I'm going to be posting the email updates I've sent out so far on the blog so other friends who I forgot to add to the list can read them.
Hi family and friends,
My friend Abby and I got into San Pedro Sula, Honduras, on Saturday. I'm working with Mennonite Central Committee, or MCC (CCM here) until August. MCC is "loaning" me out starting tomorrow to the Salesian Catholic mission in Comayaguela, the poorer sister city to the capital of Tegucigalpa. I'm sort of the ecumenical guinea pig, so to speak, since they haven't had much past contact with the Salesians. So far, I know that I'll be living with a host family and helping the Salesians do interviews around the city. U.S. companies and organizations donate all sorts of things to the mission, which then distributes them. The surveys will provide demographic and other general information about the people to whom the donations are going. Abby is in a more rural area doing sustainable agriculture work. I got to meet her host abuelita (little grandmother) today when we dropped her off. The inside of the house was like nothing I've seen before – hanging on the walls like portraits were folded-up Fisher-Price style doll houses. I think they were decorations or something! The plants growing in her garden were amazing. Birds of paradise, coconut trees, aguacate (avocado), and delicate white and pink orchids twining up the palms.

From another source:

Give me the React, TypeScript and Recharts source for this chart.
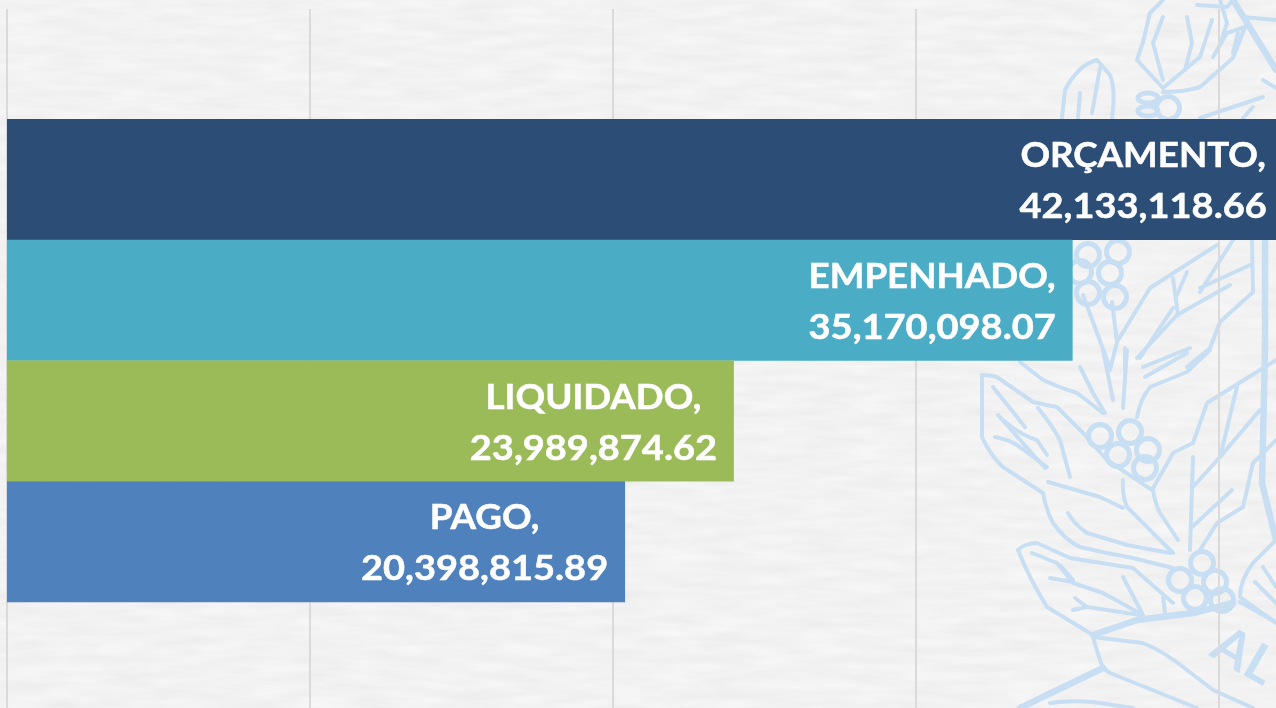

San Pedro Sula, where I am now, feels like Memphis climate-wise. I have been having a lot of Indonesia sensory memories since I've been here. The rising squalor of birds and insects at dawn, mixed smells of fried bananas, car exhaust, and street gutters, and the traffic-weaving breathing-room-only buses all pull up memories from when I was little.
San Pedro is a sprawling industrial city, growing with each new maquila bringing in another wave of internal-migrants. Maquilas are factories under foreign contract, often in free zones where they aren't required to pay taxes. Cheap labor assembles imported semi-raw materials into finished products that are then re-exported and sold at high prices in countries like the U.S. So far I've recognized Fruit of the Loom and Wrangler, though I hear Walmart, JC Penney's, and Sears are also here among thousands of others. An article in the Honduran weekly goes into more detail about the effect of the maquilas here if you're interested: http://www.marrder.com/htw/special/maquilas/9.htm
My stay here has been rejuvenating and fun so far. Yesterday I went to the evangelical Mennonite church here, where El Dia de los Madres (Mother's Day) was a really big deal – flowers, cards, dramatizations, Proverbs 31, gifts, and lots of hugs. Besides moms, soccer is the next biggest thing. The same night was a huge championship game for the country between Marathon and Real EspaƱa, two San Pedro teams. There wasn't person out on the streets for the whole game, everyone and their mom tuned in. Abby and Jeff (another MCC worker) and I watched from a coffee shop TV. Marathon won, which apparently entitled all the young male fans to ride up and down "La Primera Calle" (Main Street) in the back of pickups (pee-kap) trucks until midnight chanting "Mar-a-ton! Mar-a-ton!" Awesome.
We had dinner with 2 of Wheaton's HNGR program alums from 2002 and 2003 - Josh and Maria Eley-McClain. They have a telapia fish farm development project started in Western Honduras through MCC. I really want to visit them before summer's up. We had baleadas, the traditional dish, for the first time. It's a tortilla with a black bean spread and cheese. mmm
My Spanish is going to need some work. Pray for humility. Jeff asked me if I understood everything people were saying to me, because apparently I was acting like I did. Of course, only about half made it to my brain and I was just pretending mostly. I need to be able to admit that I can't understand people sometimes so that there aren't huge future problems with miscommunication. My pride should take a few hits there. For the Mariposans on this list, something rather funny came up today. Marcos, a Honduran MCC staff person here, asked where I was from and I said, "Soy del pueblo de Mariposa." (I'm from the town of Mariposa). I thought people were chuckling to themselves when I said that because the name means butterfly in Spanish. Well, I was told later that "Mariposa" or "Mariposita" is also slang around here for homosexual. Marcos kind of fluttered his arms by his sides, cocked his head, and smiled when I told him the name of my town.
Well, I need to go to bed. Tomorrow I'm catching the bus to Tegucigalpa. Thank you for your thoughts and prayers. Dios te bendiga.